Harvard-MIT Random Matrix Theory Afternoon

Massachusetts Institute of Technology, February 13, 2013



Charles Bordenave [abstract]
Tea break
Patrik Ferrari [abstract]
Benjamin Schlein [abstract]

Practical Information
The talks will take place at MIT in room 4-163, on February 13, 2013. No registration necessary. However, if you would like to attend the dinner after the talks, please RSVP by February 10, 2013.

Directions to MIT. Event poster.

For further information, please contact the organizers.

Titles and Abstracts

Charles Bordenave (Toulouse)
Large deviations for Wigner matrices without gaussian tails

Abstract: We consider a Wigner matrix: a random Hermitian matrix X of size n whose entries above the diagonal are independent and identically distributed with unit variance. Since the seminal work of Wigner in the 50's, it is known that the empirical distribution of the eigenvalues of X / sqrt n converges to the semi-circular law.
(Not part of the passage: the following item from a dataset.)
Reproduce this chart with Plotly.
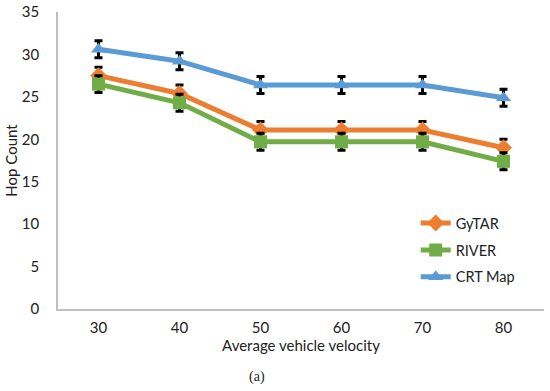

In 1997, Ben Arous and Guionnet have established a large deviation principle (LDP) around the semi-circular law when the entries are Gaussian. The associated rate function is the Voiculescu's non-commutative entropy. Their proof was based on the explicit formula for the joint law of the eigenvalues, and beyond this result, establishing LDP's for Wigner matrices remains largely open.

When the entries are of Weibull type but not subgaussian (for example exponential) we will see that it is however possible to prove such LDP using ideas coming from random graphs. This is a joint work with Pietro Caputo (Univ. Roma Tre).

Patrik Ferrari (Bonn)
Interlacing patterns in particle systems and random matrices

Abstract: We will discuss some probability measures on interlacing configurations and show that they arise naturally both from the evolution of some particle systems (resp. systems of Brownian motions) and in random matrix theory.

Benjamin Schlein (Bonn)
Mean field and Gross-Pitaevskii limits of quantum dynamics

Abstract: The derivation of effective evolution equations is a central question in non-equilibrium statistical mechanics. It turns out that, in the mean field limit, the many body quantum evolution can be approximated by the nonlinear Hartree equation. We will describe how optimal estimates on the rate of the convergence and a central limit theorem for the fluctuations around the Hartree dynamics can be obtained making use of so called coherent states. The Gross-Pitaevskii regime is a very singular mean field limit, relevant for the description of the dynamics of Bose-Einstein condensates. In this case, we will show how the convergence towards the limiting dynamics can be established by correcting the coherent states with appropriate Bogoliubov transformations, describing the correlation structure developed by the many body evolution.